Just over a year has passed since the U.S. Supreme Court applied the severability doctrine in Rent-A-Center, West Inc.  v. Jackson, 130 S. Ct. 2772 (2010), in such a way that Justice Stevens and three others dissented, raising the specter of “infinite layers of severability” and a parade of arbitrability horribles.  A review of the case law applying Rent-A-Center in the past year suggests that the parade of horribles has not fully come to pass.  Courts have limited their application of Rent-A-Center to cases where the parties’ arbitration agreement authorized the arbitrator to decide claims that the arbitration agreement was invalid.

Rent-A-Center Refresher

First, a refresher on the Rent-A-Center case.  In it, a litigant argued that his stand-alone arbitration agreement was unconscionable and therefore invalid.  However, the agreement  contained a provision authorizing the arbitrator to decide questions of validity (the “delegation provision”).  The Supreme Court enforced the delegation provision and sent the decision regarding validity to the arbitrator.  The Court ruled that for the employee to have his unconscionability claims heard in court, he needed to allege that the delegation provision itself was invalid, citing the Prima Paint doctrine.

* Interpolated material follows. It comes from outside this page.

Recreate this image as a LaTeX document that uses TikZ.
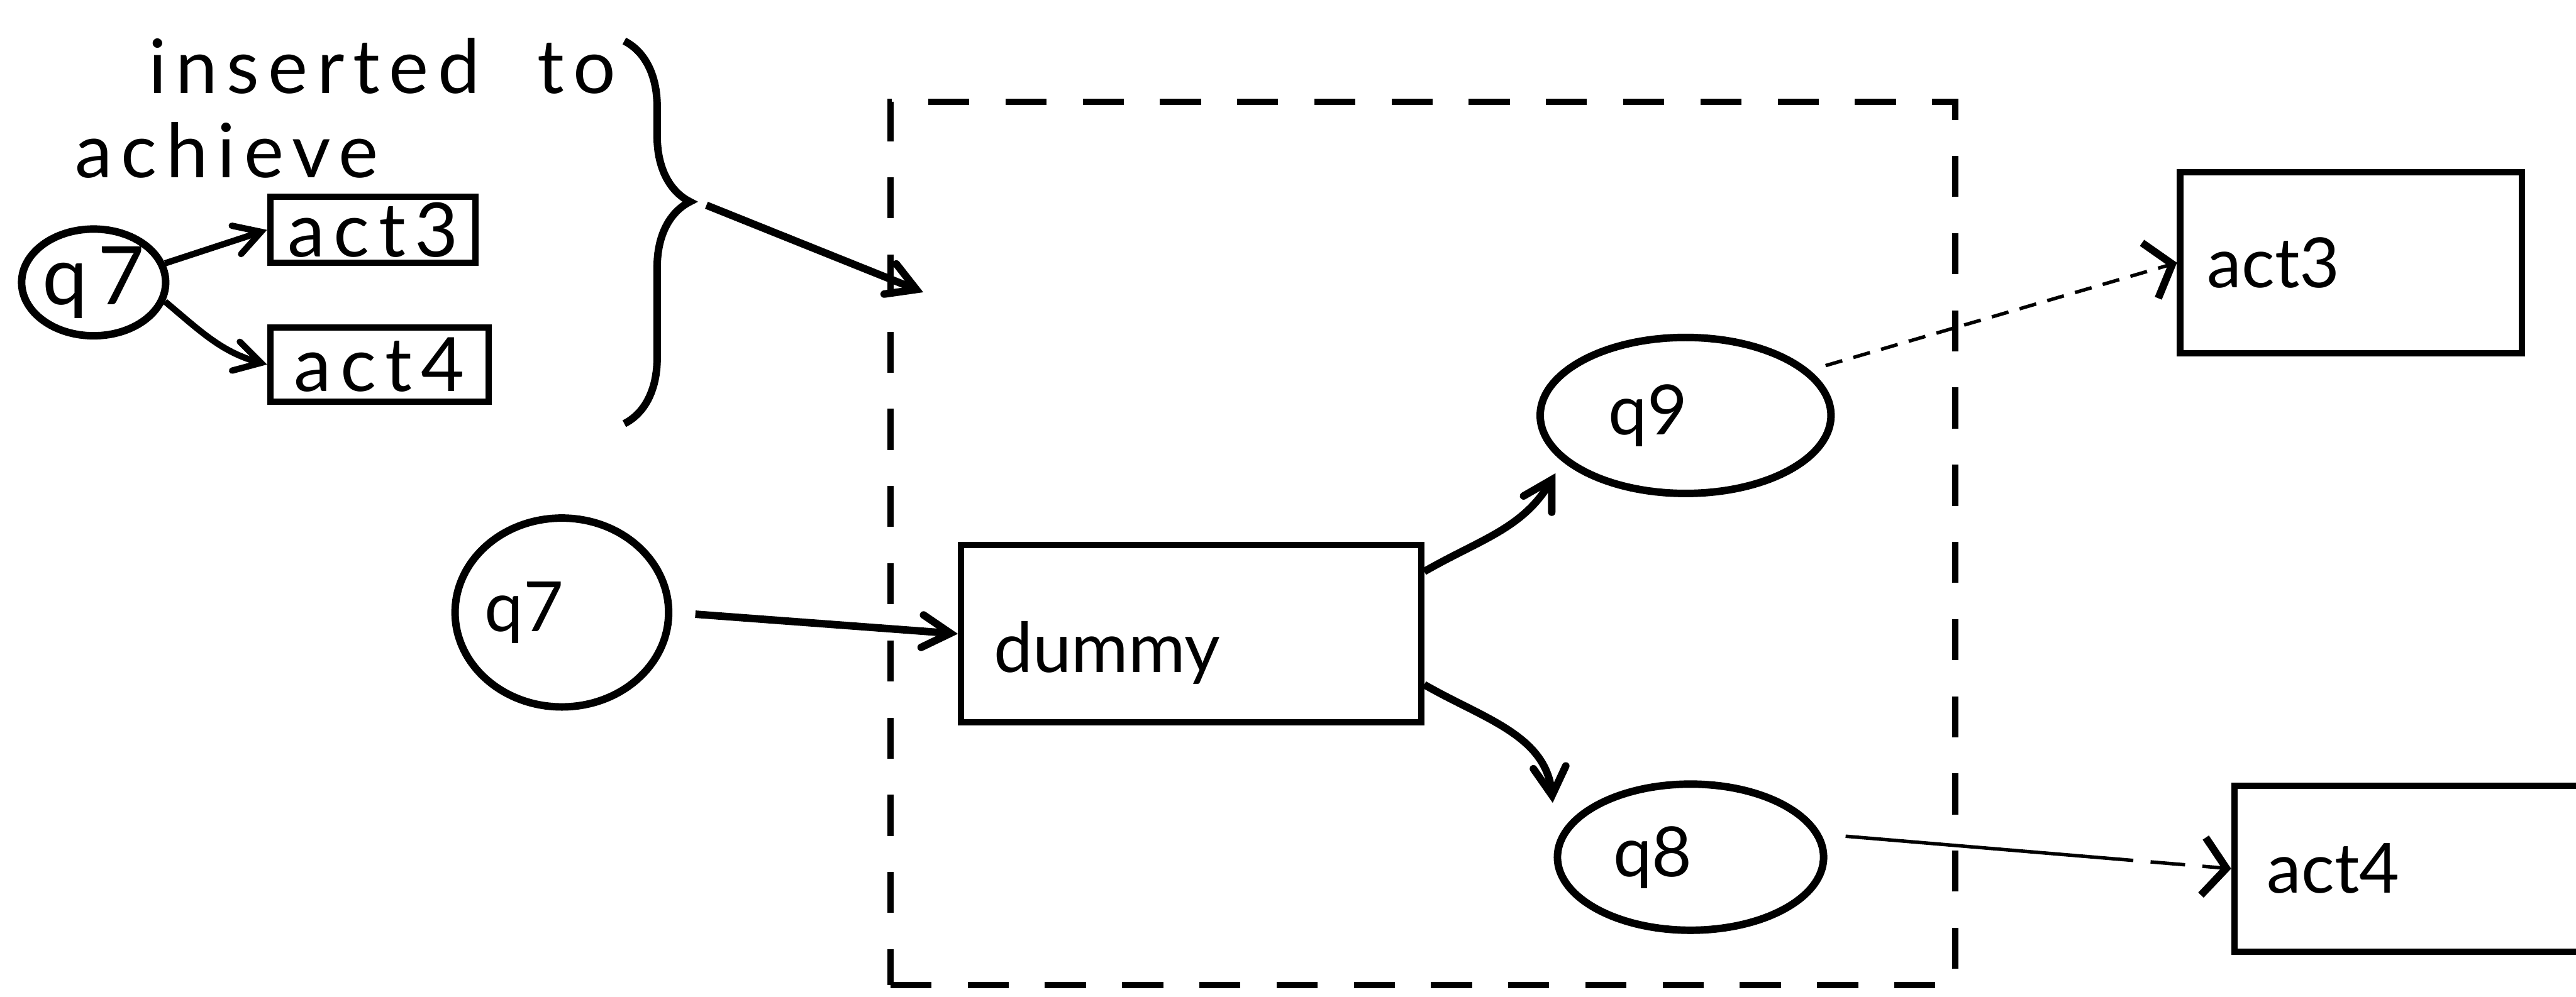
\documentclass[tikz,border=0pt]{standalone}
\usepackage{fontspec}
\setmainfont{Lato}
\newfontfamily\handfont[LetterSpace=12]{Lato}
\usepackage{tikz}
\usetikzlibrary{arrows,arrows.meta,shapes.geometric,decorations.pathreplacing}

\begin{document}
\begin{tikzpicture}[scale=1,>=angle 60,
		state/.style={ellipse,draw,line width=1.3pt,inner sep=0pt,font=\fontsize{12}{14}\selectfont,
			execute at begin node=\hspace*{-0.46cm}},
		act/.style={rectangle,draw,line width=1.1pt,inner sep=0pt,font=\fontsize{12}{14}\selectfont},
		small/.style={rectangle,draw,line width=1.1pt,inner sep=0pt,font=\handfont\fontsize{13}{15}\selectfont},
		hand/.style={inner sep=0pt,font=\handfont\fontsize{13}{15}\selectfont},
		link/.style={->,line width=1.3pt},
		weak/.style={-{Straight Barb[length=4pt,width=10pt,line width=1.3pt]},line width=0.6pt,dash pattern=on 3pt off 2pt}]
	\useasboundingbox (0,0) rectangle (15.68,6.07);

	% note in the corner
	\node[hand,anchor=base west] (note1) at (0.9,5.5) {inserted\hspace{0.35cm}to};
	\node[hand,anchor=base west] (note2) at (0.45,4.99) {achieve};
	\node[ellipse,draw,line width=1.3pt,inner sep=0pt,font=\handfont\fontsize{14}{16}\selectfont,minimum width=0.85cm,minimum height=0.65cm] (sq7) at (0.57,4.35) {q7};
	\node[small,minimum width=1.25cm,minimum height=0.4cm] (sact3) at (2.27,4.67) {act3};
	\node[small,minimum width=1.33cm,minimum height=0.45cm] (sact4) at (2.31,3.85) {act4};
	\draw[link,line width=1.1pt] (sq7.15) -- (sact3.west);
	\draw[link,line width=1.1pt] (sq7.-15) to[out=-40,in=165] (sact4.west);

	\draw[line width=1.3pt,decorate,decoration={brace,amplitude=0.4cm,aspect=0.42}] (3.8,5.82) -- (3.8,3.49);
	\coordinate (tip) at (4.3,4.82);
	\coordinate (entry) at (5.62,4.29);
	\draw[link] (tip) -- (entry);

	% the inserted part
	\node[draw,line width=1.1pt,dash pattern=on 0.25cm off 0.22cm,minimum width=6.48cm,minimum height=5.38cm] (frame) at (8.66,2.76) {};

	\node[state,minimum width=1.3cm,minimum height=1.15cm] (q7) at (3.42,2.34) {q7};
	\node[act,minimum width=2.8cm,minimum height=1.08cm,text width=2.4cm,align=left,
		text height=0.55cm,text depth=0.08cm] (dummy) at (7.25,2.21) {dummy};
	\node[state,minimum width=1.77cm,minimum height=0.95cm] (q9) at (10.26,3.54) {q9};
	\node[state,minimum width=1.62cm,minimum height=0.89cm] (q8) at (10.29,0.85) {q8};

	\node[act,minimum width=2.08cm,minimum height=1.1cm,text width=1.75cm,align=left] (act3) at (14.31,4.47) {act3};
	\node[act,minimum width=2.4cm,minimum height=1.01cm,text width=2.0cm,align=left] (act4) at (14.8,0.78) {act4};

	\draw[link,shorten <=0.14cm] (q7.east) -- (dummy.west);
	\draw[link] ([yshift=-0.18cm]dummy.north east) to[out=30,in=240] ([xshift=-0.15cm]q9.south west);
	\draw[link] ([yshift=0.25cm]dummy.south east) to[out=-30,in=95] ([xshift=-0.25cm]q8.north west);
	\draw[weak,shorten <=0.1cm] (q9.20) -- (act3.west);
	\draw[weak,shorten <=0.15cm,dash pattern=on 50pt off 3pt on 6pt off 3pt] (q8.10) -- (act4.west);
\end{tikzpicture}
\end{document}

The dissent balked, claiming that the majority was taking the severability doctrine from Prima Paint too far.  It worried that courts would interpret the Rent-A-Center decision to make it virtually impossible for a litigant to have a court review the enforceability of an arbitration agreement:   

Before today, however, if respondent instead raised a challenge specific to “the validity of the agreement to arbitrate”— for example, that the agreement to arbitrate was void under state law—the challenge would have gone to the court. That is what Buckeye says. But the Court now declares that Prima Paint’s pleading rule requires more: A party must lodge a challenge with even greater specificity than what would have satisfied the Prima Paint Court. A claim that an entire arbitration agreement is invalid will not go to the court unless the party challenges the particular sentences that delegate such claims to the arbitrator, on some contract ground that is particular and unique to those sentences.
It would seem the Court reads Prima Paint to require, as a matter of course, infinite layers of severability: We must always pluck from an arbitration agreement the specific delegation mechanism that would—but for present judicial review—commend the matter to arbitration, even if this delegation clause is but one sentence within one paragraph within a standalone agreement. And, most importantly, the party must identify this one sentence and lodge a specific challenge to its validity. Otherwise, he will be bound to pursue his validity claim in arbitration.
Id. at 2787 (internal citations omitted).

The dissent raises at least two concerns.  First, whether litigants whose arbitration agreement(s) contain a similar delegation provision will ever be able to obtain a court hearing on issues of the validity of the arbitration agreement.  And second, whether courts will apply the same level of severability outside the delegation context.  For example, whether a litigant arguing that her arbitration agreement is unconscionable must argue that the particular sentence saying “any and all disputes arising out of this agreement shall be heard in arbitration” is unconscionable, instead of arguing that the other sentences describing the arbitral processes are unconscionable.

One Year of Application

In reviewing a full year of state and federal case law applying the Rent-A-Center decision (thank goodness for excellent summer associates!), we found no case applying its hard-line approach to an arbitration agreement without a delegation provision.  At least to date, then, courts applying Rent-A-Center have generally heeded that particular concern from the dissenting Justices.  Litigants without a delegation provision are unlikely to have to parse their arguments relating to the enforceability of the arbitration agreement as finely as they would have to if their arbitration agreement contained a delegation provision.

However, it is certainly true that Rent-A-Center has made it nearly impossible for litigants with a delegation provision in their arbitration clause to have a court hear their allegations that the arbitration agreement as a whole is invalid.  Numerous federal and state courts have sent those types of claims to arbitration in the past year, relying on the Rent-A-Center decision.  The only litigant who avoided that fate was one who wisely alleged that the delegation provision itself was invalid.  Howard v. Rent-A-Center, Inc., No. 1:10-CV-103, 2010 WL 3009515, at *1 (E.D. Tenn. July 28, 2010).  The victory was short-lived, however—while the Court agreed it was authorized to decide the gateway issue of the validity of the delegation clause, it quickly concluded the delegation clause was valid and “allowing arbitrators [t]o] determine their own jurisdiction is neither contrary to the public policy nor unconscionable.”  Id. at *5.